The essays in Erosion are full of indelible images that circle back and back again. There are the doomed pelicans walking listlessly to their deaths on the flats of the Great Salt Lake because too many years of drought have denied them the fresh water they need to survive. There is the statue of Kwan Yin, goddess of mercy, in a grotto in China, holding in her hand, like an offering, a bowl that contains her heart. There are the image-rich text messages from Williams’s brother, and also a series of phone calls, including the one during which he said he was eroding, the one during which he said he’d bought a rope.
In the essay on his suicide, “A Beautiful, Rugged Place: Erosion of the Body,” Williams writes, “To sorrow in the suffering of the world together may be what we need to embrace now, something beyond hope, something deeper than hope, which is to honor our grief of a changing world.”
Erosion could have benefited from some more aggressive editing—especially the elimination of a few short essays, obviously written on assignment, that do little more than reiterate information delivered with more complexity elsewhere in the book. But there is so much power in the arc and build of the collection that those redundancies are quickly overlooked.
Some years ago, an earth scientist, attempting to assuage my fears about the climate, reassured me, “The future of the earth looks terrible in the 100-year frame, but in the 500-year frame it looks pretty good.

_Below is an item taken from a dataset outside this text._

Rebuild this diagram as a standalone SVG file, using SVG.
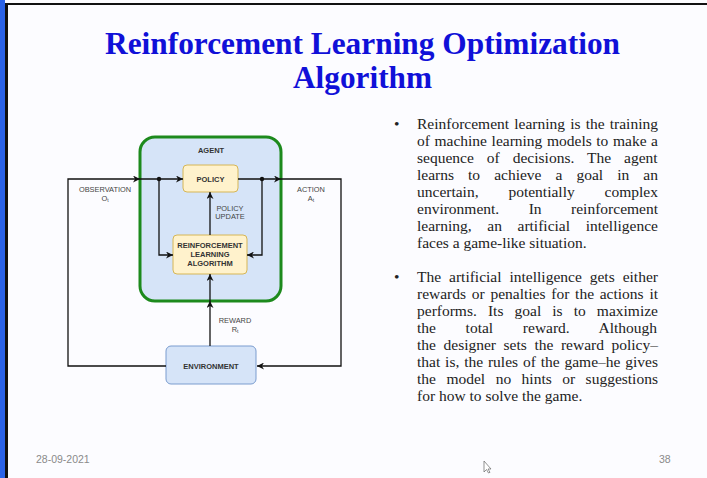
<svg xmlns="http://www.w3.org/2000/svg" width="707" height="478" viewBox="0 0 707 478">
<style>
.title{font-family:"Liberation Serif",serif;font-weight:bold;font-size:31px;fill:#1010d8;text-anchor:middle}
.body{font-family:"Liberation Serif",serif;font-size:15.5px;fill:#222}
.lbl{font-family:"Liberation Sans",Arial,sans-serif;font-weight:bold;font-size:7.5px;fill:#333;text-anchor:middle}
.lblg{font-family:"Liberation Sans",Arial,sans-serif;font-size:7.4px;fill:#444;text-anchor:middle}
.foot{font-family:"Liberation Sans",Arial,sans-serif;font-size:10.5px;fill:#8a8a8a}
.ln{fill:none;stroke:#111;stroke-width:1.3}
.box{fill:#fff2cc;stroke:#d6b656;stroke-width:1}
</style>
<defs>
<marker id="ah" viewBox="0 0 10 10" refX="10" refY="5" markerWidth="7" markerHeight="7" markerUnits="userSpaceOnUse" orient="auto">
<path d="M0,0 L10,5 L0,10 L3,5 Z" fill="#111"/>
</marker>
</defs>
<rect x="0" y="0" width="707" height="478" fill="#fcfcff"/>
<rect x="0" y="0" width="5" height="478" fill="#2b63e8"/>
<rect x="5" y="3" width="3" height="475" fill="#111"/>
<rect x="5" y="3" width="702" height="2" fill="#111"/>
<text class="title" x="362.5" y="54" textLength="515" lengthAdjust="spacingAndGlyphs">Reinforcement Learning Optimization</text>
<text class="title" x="362.5" y="88" textLength="139" lengthAdjust="spacingAndGlyphs">Algorithm</text>

<g id="agent">
<rect x="140" y="137" width="141" height="164" rx="15" fill="#d6e4f8" stroke="#1d8a1d" stroke-width="3"/>
<text class="lbl" x="211" y="153" font-size="8.5">AGENT</text>
</g>
<g id="policy">
<rect class="box" x="183" y="165" width="55" height="27" rx="4"/>
<text class="lbl" x="210.5" y="181.5">POLICY</text>
</g>
<g id="rl">
<rect class="box" x="173" y="235" width="74" height="39" rx="4"/>
<text class="lbl" x="210" y="248">REINFORCEMENT</text>
<text class="lbl" x="210" y="257">LEARNING</text>
<text class="lbl" x="210" y="266">ALGORITHM</text>
</g>
<g id="environment">
<rect x="166" y="346" width="90" height="38" rx="5" fill="#d6e4f8" stroke="#7a9ccf" stroke-width="1"/>
<text class="lbl" x="211" y="368.5" font-size="8.5">ENVIRONMENT</text>
</g>

<g id="connectors">
<path class="ln" d="M166,366 H68 V179 H140" marker-end="url(#ah)"/>
<path class="ln" d="M140,179 H183" marker-end="url(#ah)"/>
<path class="ln" d="M159,179 V255 H173" marker-end="url(#ah)"/>
<path class="ln" d="M238,179 H281" marker-end="url(#ah)"/>
<path class="ln" d="M281,179 H341 V366 H257" marker-end="url(#ah)"/>
<path class="ln" d="M262,179 V255 H247" marker-end="url(#ah)"/>
<path class="ln" d="M210,235 V192" marker-end="url(#ah)"/>
<path class="ln" d="M210,346 V301" marker-end="url(#ah)"/>
<path class="ln" d="M210,301 V274" marker-end="url(#ah)"/>
<circle cx="159" cy="179" r="2.2" fill="#111"/>
<circle cx="262" cy="179" r="2.2" fill="#111"/>
<text class="lblg" x="105" y="192">OBSERVATION</text>
<text class="lblg" x="105" y="201">O<tspan font-size="5" dy="1">t</tspan></text>
<text class="lblg" x="311" y="192">ACTION</text>
<text class="lblg" x="311" y="201">A<tspan font-size="5" dy="1">t</tspan></text>
<text class="lblg" x="230" y="211">POLICY</text>
<text class="lblg" x="230" y="219">UPDATE</text>
<text class="lblg" x="235" y="323">REWARD</text>
<text class="lblg" x="235" y="332">R<tspan font-size="5" dy="1">t</tspan></text>
</g>

<g id="bullets">
<text class="body" x="394" y="129">•</text>
<text class="body" x="417" y="129" word-spacing="1.27">Reinforcement learning is the training</text>
<text class="body" x="417" y="146" word-spacing="0.71">of machine learning models to make a</text>
<text class="body" x="417" y="163" word-spacing="9.13">sequence of decisions. The agent</text>
<text class="body" x="417" y="180" word-spacing="10.18">learns to achieve a goal in an</text>
<text class="body" x="417" y="197" word-spacing="26">uncertain, potentially complex</text>
<text class="body" x="417" y="214" word-spacing="25.6">environment. In reinforcement</text>
<text class="body" x="417" y="231" word-spacing="11.74">learning, an artificial intelligence</text>
<text class="body" x="417" y="248">faces a game-like situation.</text>

<text class="body" x="394" y="282">•</text>
<text class="body" x="417" y="282" word-spacing="4.07">The artificial intelligence gets either</text>
<text class="body" x="417" y="299" word-spacing="1.86">rewards or penalties for the actions it</text>
<text class="body" x="417" y="316" word-spacing="7.21">performs. Its goal is to maximize</text>
<text class="body" x="417" y="333" word-spacing="25.8">the total reward. Although</text>
<text class="body" x="417" y="350" word-spacing="3.69">the designer sets the reward policy–</text>
<text class="body" x="417" y="367" word-spacing="0.97">that is, the rules of the game–he gives</text>
<text class="body" x="417" y="384" word-spacing="6.6">the model no hints or suggestions</text>
<text class="body" x="417" y="401">for how to solve the game.</text>
</g>

<text class="foot" x="36" y="463">28-09-2021</text>
<text class="foot" x="659" y="463">38</text>
<path d="M484,461 V472 L486.5,469.5 L488.5,473 L490,472.3 L488,469 L491,469 Z" fill="#fff" stroke="#666" stroke-width="0.7"/>
</svg>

There will hardly be any people left, of course, but the ones who are here will have learned a lot.”
I think a great deal about those scatterlings: who they will be, how they will be, and what they will do with their time. If those survivors look back to the great die-off, I picture them reading Erosion. Not so much to understand the why of our civilization’s demise but to grasp the how of it: how sad we had become, how inert, how capitalism had not only failed us but made us unrecognizable as living creatures, how unable we were to help ourselves, one another, or the earth, even when the writing was on every wall.
As the essays in Erosion accumulate, so do the questions: Is it our moral obligation to find hope on a planet whose death we accelerate every day? Is it possible to move forward in a condition of hopelessness, or has our obsession with moving forward been the problem all along? And if we were to abandon hope, in what state would we spend what time we had left? How would we expend our energy?
“The time has come,” Williams writes, “to stop seeing ourselves as saviors and instead see ourselves as human beings on a burning globe capable of acknowledging the harm we have caused. Do we dare to hold our severed hearts in our hands as both an offering and a sacrifice in the name of what is now required?”
Erosion is a call to action, a cry in the dark, and a way if not forward then perhaps inside, deep into the center of the trouble we are causing, written with the hope that we might learn something in the time we have left, and that we might honor the earth, our only home, as she continues, even in her diminished state, to teach us.
Pam Houston is the author, most recently, of Deep Creek: Finding Hope in the High Country.
• By Terry Tempest Williams
• Farrar, Straus and Giroux/Sarah Crichton Books, 336 pages, $27
THREE QUESTIONS: TERRY TEMPEST WILLIAMS
If Americans have learned to live with the unacceptable, what is the answer? To not walk away from hard things. If we choose “to stay with the troubles,” we begin to feel again what it means to be human in relationship to the life around us—even if that emotion is grief. Grief is love.
Can the damage to the environment be undone? Yes, but it will take an uncommon resolve. The question becomes “How serious are we?”
What’s the most effective way to fight back? Beauty is its own resistance. It is easy to forget where the source of our power lies when we are only focused on “the fight” or our anger. Rage will only take us so far. If we can learn to respect each other, perhaps we can learn to respect the Earth—there is no separation. It is time to listen. It is time to act. The world is so beautiful. How can we not respond?